#### Stated goal
Repeat the material verbatim and drop the pictures.

══ Data provided

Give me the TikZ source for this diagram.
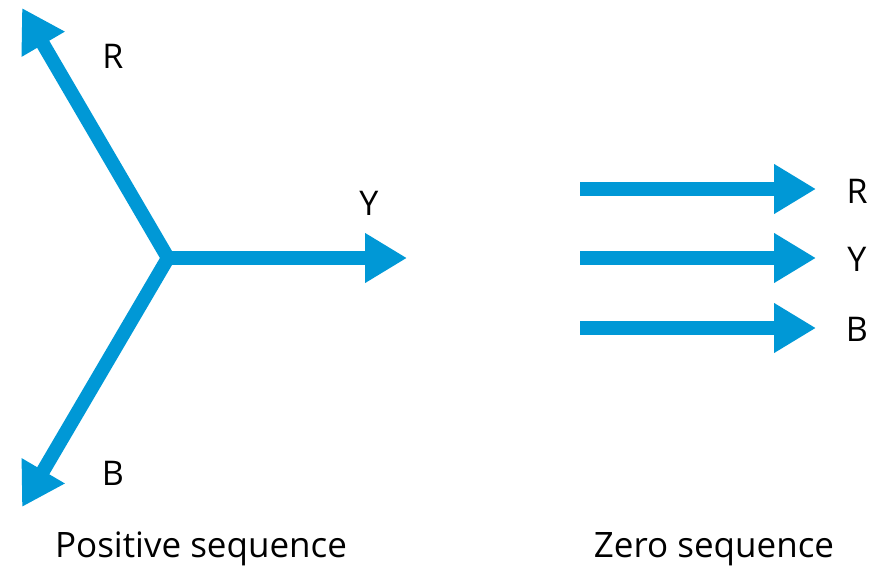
\documentclass[tikz,border=0pt]{standalone}
\usepackage{fontspec}
\setmainfont{Open Sans}
\usetikzlibrary{arrows.meta}
\definecolor{phase}{RGB}{0,152,214}
\tikzset{
  vec/.style={draw=phase, line width=14pt, -{Triangle[length=42pt,width=47pt]}},
  lbl/.style={font=\fontsize{34}{40}\selectfont, inner sep=0pt, anchor=center},
  captext/.style={font=\fontsize{35}{40}\selectfont, inner sep=0pt, anchor=center}
}
\begin{document}
\begin{tikzpicture}[x=1pt,y=-1pt]
\useasboundingbox (0,0) rectangle (877,569);
% positive sequence
\coordinate (O) at (168,258);
\coordinate (Rt) at (22,8);
\coordinate (Yt) at (407,258);
\coordinate (Bt) at (22,507);
\draw[vec] (O) -- (Rt);
\draw[vec] (O) -- (Yt);
\draw[vec] (O) -- (Bt);
\fill[phase] (O) circle (7pt);
\node[lbl] (Rl) at (113,56) {R};
\node[lbl] (Yl) at (369,203) {Y};
\node[lbl] (Bl) at (113,473) {B};
\node[captext] (pc) at (201,549) {Positive sequence};
% zero sequence
\coordinate (zr0) at (580,189);
\coordinate (zr1) at (816,189);
\coordinate (zy0) at (580,258);
\coordinate (zy1) at (816,258);
\coordinate (zb0) at (580,328);
\coordinate (zb1) at (816,328);
\draw[vec] (zr0) -- (zr1);
\draw[vec] (zy0) -- (zy1);
\draw[vec] (zb0) -- (zb1);
\node[lbl] (zR) at (857,191) {R};
\node[lbl] (zY) at (857,259) {Y};
\node[lbl] (zB) at (857,329) {B};
\node[captext] (zc) at (714,549) {Zero sequence};
\end{tikzpicture}
\end{document}
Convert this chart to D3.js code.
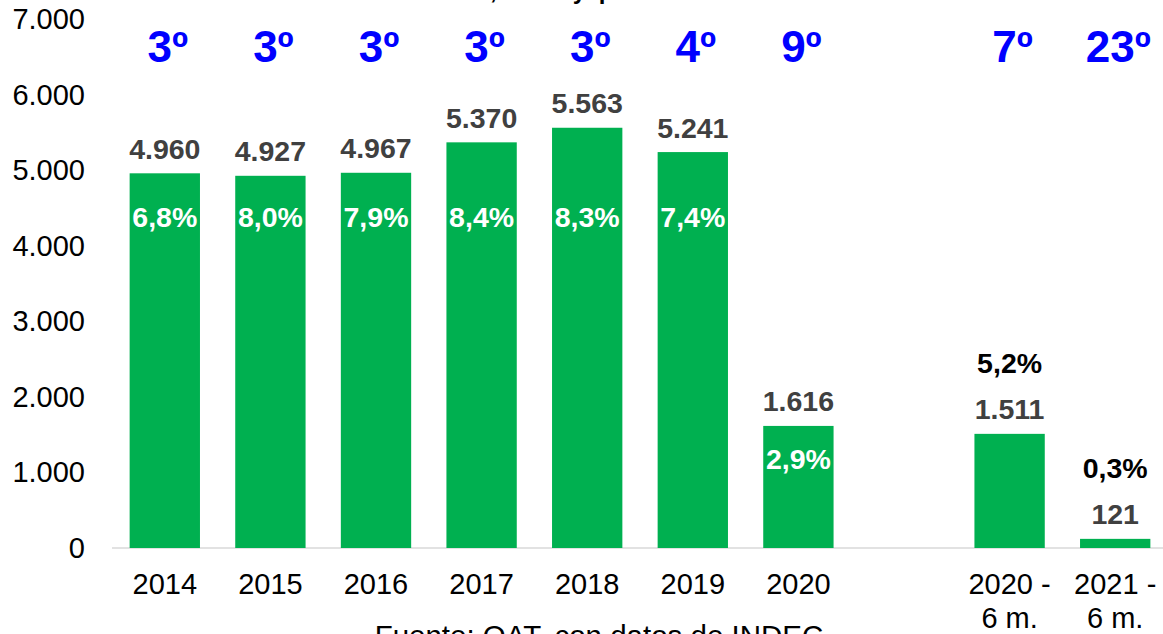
<!DOCTYPE html>
<html>
<head>
<meta charset="utf-8">
<script src="https://cdn.jsdelivr.net/npm/d3@7"></script>
<style>
  html, body { margin: 0; padding: 0; background: #fff; }
  svg { display: block; font-family: Arial, "Liberation Sans", sans-serif; }
</style>
</head>
<body>
<svg id="chart" width="1163" height="634"></svg>
<script>
// ---- data ----
const categories = ["2014", "2015", "2016", "2017", "2018", "2019", "2020", "2020 -\n6 m.", "2021 -\n6 m."];
const values = [4960, 4927, 4967, 5370, 5563, 5241, 1616, 1511, 121];
const shares = [6.8, 8.0, 7.9, 8.4, 8.3, 7.4, 2.9, 5.2, 0.3];
const ranks = [3, 3, 3, 3, 3, 4, 9, 7, 23];
const partial = [false, false, false, false, false, false, false, true, true];
const yTicks = [0, 1000, 2000, 3000, 4000, 5000, 6000, 7000];
const titleText = "Millones de dólares, total y posición";
const sourceText = "Fuente: OAT, con datos de INDEC";

// ---- setup ----
const W = 1163, H = 634;
const svg = d3.select("#chart");
const loc = d3.formatLocale({ decimal: ",", thousands: ".", grouping: [3], currency: ["$", ""] });
const fmtInt = loc.format(",d");
const fmtPct = v => loc.format(".1f")(v) + "%";

// domain with a spacer slot between annual and partial periods
const firstPartial = partial.indexOf(true);
const domain = categories.slice(0, firstPartial).concat(["__gap__"], categories.slice(firstPartial));

const x = d3.scaleBand().domain(domain).range([112, 1168]).paddingInner(0.334).paddingOuter(0.167);
const y = d3.scaleLinear().domain([0, 7000]).range([548, 19.2]);

const rows = categories.map((c, i) => ({ c, v: values[i], s: shares[i], r: ranks[i], p: partial[i] }));

// title (clipped at the top edge, as in the reference)
const title = svg.append("text")
  .attr("y", -1)
  .attr("font-size", 24).attr("font-weight", "bold").attr("fill", "#000")
  .attr("word-spacing", 6)
  .text(titleText);
const commaIdx = titleText.indexOf(",");
const preW = title.node().getSubStringLength(0, commaIdx);
title.attr("x", 490 - preW);

// y axis labels
const yAxis = d3.axisLeft(y).tickValues(yTicks).tickSize(0).tickPadding(0).tickFormat(d => fmtInt(d));
const gy = svg.append("g").attr("transform", "translate(85,0)").call(yAxis);
gy.select(".domain").remove();
gy.selectAll("text").attr("font-size", 29).attr("fill", "#000").attr("font-family", "Arial, 'Liberation Sans', sans-serif");

// baseline
svg.append("line")
  .attr("x1", 112).attr("x2", W).attr("y1", y(0)).attr("y2", y(0))
  .attr("stroke", "#d9d9d9").attr("stroke-width", 1.5);

// bars
svg.append("g").selectAll("rect").data(rows).join("rect")
  .attr("x", d => x(d.c))
  .attr("width", x.bandwidth())
  .attr("y", d => y(d.v))
  .attr("height", d => y(0) - y(d.v))
  .attr("fill", "#00B050");

// value labels
svg.append("g").selectAll("text").data(rows).join("text")
  .attr("x", d => x(d.c) + x.bandwidth() / 2)
  .attr("y", d => y(d.v) - 14.5)
  .attr("text-anchor", "middle")
  .attr("font-size", 28.5).attr("font-weight", "bold").attr("fill", "#404040")
  .text(d => fmtInt(d.v));

// share labels
svg.append("g").selectAll("text").data(rows).join("text")
  .attr("x", d => x(d.c) + x.bandwidth() / 2)
  .attr("y", d => d.p ? y(d.v) - 14.5 - 46 : Math.max(y(d.v) + 43, y(4250)))
  .attr("text-anchor", "middle")
  .attr("font-size", 28.5).attr("font-weight", "bold")
  .attr("fill", d => d.p ? "#000" : "#fff")
  .text(d => fmtPct(d.s));

// rank labels
svg.append("g").selectAll("text").data(rows).join("text")
  .attr("x", d => x(d.c) + x.bandwidth() / 2 + 3)
  .attr("y", 62)
  .attr("text-anchor", "middle")
  .attr("font-size", 44).attr("font-weight", "bold").attr("fill", "#0000FF")
  .text(d => d.r + "º");

// category labels
const cat = svg.append("g").selectAll("text").data(rows).join("text")
  .attr("text-anchor", "middle")
  .attr("font-size", 29).attr("fill", "#000");
cat.each(function(d) {
  const t = d3.select(this);
  const cx = x(d.c) + x.bandwidth() / 2;
  d.c.split("\n").forEach((line, i) => {
    t.append("tspan").attr("x", cx).attr("y", 594 + i * 34).text(line);
  });
});

// source
svg.append("text")
  .attr("x", 599).attr("y", 646)
  .attr("text-anchor", "middle")
  .attr("font-size", 29.5).attr("fill", "#000")
  .text(sourceText);
</script>
</body>
</html>
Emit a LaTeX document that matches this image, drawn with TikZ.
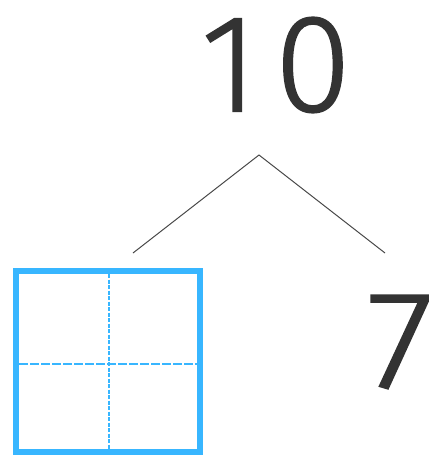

════

#### Solution below
Give me the TikZ source for this diagram.
\documentclass[tikz,border=0pt]{standalone}
\usepackage{fontspec}
\setmainfont{Open Sans}
\usetikzlibrary{arrows.meta}
\definecolor{phase}{RGB}{0,152,214}
\tikzset{
  vec/.style={draw=phase, line width=14pt, -{Triangle[length=42pt,width=47pt]}},
  lbl/.style={font=\fontsize{34}{40}\selectfont, inner sep=0pt, anchor=center},
  captext/.style={font=\fontsize{35}{40}\selectfont, inner sep=0pt, anchor=center}
}
\begin{document}
\begin{tikzpicture}[x=1pt,y=-1pt]
\useasboundingbox (0,0) rectangle (877,569);
% positive sequence
\coordinate (O) at (168,258);
\coordinate (Rt) at (22,8);
\coordinate (Yt) at (407,258);
\coordinate (Bt) at (22,507);
\draw[vec] (O) -- (Rt);
\draw[vec] (O) -- (Yt);
\draw[vec] (O) -- (Bt);
\fill[phase] (O) circle (7pt);
\node[lbl] (Rl) at (113,56) {R};
\node[lbl] (Yl) at (369,203) {Y};
\node[lbl] (Bl) at (113,473) {B};
\node[captext] (pc) at (201,549) {Positive sequence};
% zero sequence
\coordinate (zr0) at (580,189);
\coordinate (zr1) at (816,189);
\coordinate (zy0) at (580,258);
\coordinate (zy1) at (816,258);
\coordinate (zb0) at (580,328);
\coordinate (zb1) at (816,328);
\draw[vec] (zr0) -- (zr1);
\draw[vec] (zy0) -- (zy1);
\draw[vec] (zb0) -- (zb1);
\node[lbl] (zR) at (857,191) {R};
\node[lbl] (zY) at (857,259) {Y};
\node[lbl] (zB) at (857,329) {B};
\node[captext] (zc) at (714,549) {Zero sequence};
\end{tikzpicture}
\end{document}
Convert this chart to D3.js code.
<!DOCTYPE html>
<html>
<head>
<meta charset="utf-8">
<script src="https://cdn.jsdelivr.net/npm/d3@7"></script>
<style>
  html, body { margin: 0; padding: 0; background: #fff; }
  svg { display: block; font-family: Arial, "Liberation Sans", sans-serif; }
</style>
</head>
<body>
<svg id="chart" width="1163" height="634"></svg>
<script>
// ---- data ----
const categories = ["2014", "2015", "2016", "2017", "2018", "2019", "2020", "2020 -\n6 m.", "2021 -\n6 m."];
const values = [4960, 4927, 4967, 5370, 5563, 5241, 1616, 1511, 121];
const shares = [6.8, 8.0, 7.9, 8.4, 8.3, 7.4, 2.9, 5.2, 0.3];
const ranks = [3, 3, 3, 3, 3, 4, 9, 7, 23];
const partial = [false, false, false, false, false, false, false, true, true];
const yTicks = [0, 1000, 2000, 3000, 4000, 5000, 6000, 7000];
const titleText = "Millones de dólares, total y posición";
const sourceText = "Fuente: OAT, con datos de INDEC";

// ---- setup ----
const W = 1163, H = 634;
const svg = d3.select("#chart");
const loc = d3.formatLocale({ decimal: ",", thousands: ".", grouping: [3], currency: ["$", ""] });
const fmtInt = loc.format(",d");
const fmtPct = v => loc.format(".1f")(v) + "%";

// domain with a spacer slot between annual and partial periods
const firstPartial = partial.indexOf(true);
const domain = categories.slice(0, firstPartial).concat(["__gap__"], categories.slice(firstPartial));

const x = d3.scaleBand().domain(domain).range([112, 1168]).paddingInner(0.334).paddingOuter(0.167);
const y = d3.scaleLinear().domain([0, 7000]).range([548, 19.2]);

const rows = categories.map((c, i) => ({ c, v: values[i], s: shares[i], r: ranks[i], p: partial[i] }));

// title (clipped at the top edge, as in the reference)
const title = svg.append("text")
  .attr("y", -1)
  .attr("font-size", 24).attr("font-weight", "bold").attr("fill", "#000")
  .attr("word-spacing", 6)
  .text(titleText);
const commaIdx = titleText.indexOf(",");
const preW = title.node().getSubStringLength(0, commaIdx);
title.attr("x", 490 - preW);

// y axis labels
const yAxis = d3.axisLeft(y).tickValues(yTicks).tickSize(0).tickPadding(0).tickFormat(d => fmtInt(d));
const gy = svg.append("g").attr("transform", "translate(85,0)").call(yAxis);
gy.select(".domain").remove();
gy.selectAll("text").attr("font-size", 29).attr("fill", "#000").attr("font-family", "Arial, 'Liberation Sans', sans-serif");

// baseline
svg.append("line")
  .attr("x1", 112).attr("x2", W).attr("y1", y(0)).attr("y2", y(0))
  .attr("stroke", "#d9d9d9").attr("stroke-width", 1.5);

// bars
svg.append("g").selectAll("rect").data(rows).join("rect")
  .attr("x", d => x(d.c))
  .attr("width", x.bandwidth())
  .attr("y", d => y(d.v))
  .attr("height", d => y(0) - y(d.v))
  .attr("fill", "#00B050");

// value labels
svg.append("g").selectAll("text").data(rows).join("text")
  .attr("x", d => x(d.c) + x.bandwidth() / 2)
  .attr("y", d => y(d.v) - 14.5)
  .attr("text-anchor", "middle")
  .attr("font-size", 28.5).attr("font-weight", "bold").attr("fill", "#404040")
  .text(d => fmtInt(d.v));

// share labels
svg.append("g").selectAll("text").data(rows).join("text")
  .attr("x", d => x(d.c) + x.bandwidth() / 2)
  .attr("y", d => d.p ? y(d.v) - 14.5 - 46 : Math.max(y(d.v) + 43, y(4250)))
  .attr("text-anchor", "middle")
  .attr("font-size", 28.5).attr("font-weight", "bold")
  .attr("fill", d => d.p ? "#000" : "#fff")
  .text(d => fmtPct(d.s));

// rank labels
svg.append("g").selectAll("text").data(rows).join("text")
  .attr("x", d => x(d.c) + x.bandwidth() / 2 + 3)
  .attr("y", 62)
  .attr("text-anchor", "middle")
  .attr("font-size", 44).attr("font-weight", "bold").attr("fill", "#0000FF")
  .text(d => d.r + "º");

// category labels
const cat = svg.append("g").selectAll("text").data(rows).join("text")
  .attr("text-anchor", "middle")
  .attr("font-size", 29).attr("fill", "#000");
cat.each(function(d) {
  const t = d3.select(this);
  const cx = x(d.c) + x.bandwidth() / 2;
  d.c.split("\n").forEach((line, i) => {
    t.append("tspan").attr("x", cx).attr("y", 594 + i * 34).text(line);
  });
});

// source
svg.append("text")
  .attr("x", 599).attr("y", 646)
  .attr("text-anchor", "middle")
  .attr("font-size", 29.5).attr("fill", "#000")
  .text(sourceText);
</script>
</body>
</html>
Emit a LaTeX document that matches this image, drawn with TikZ.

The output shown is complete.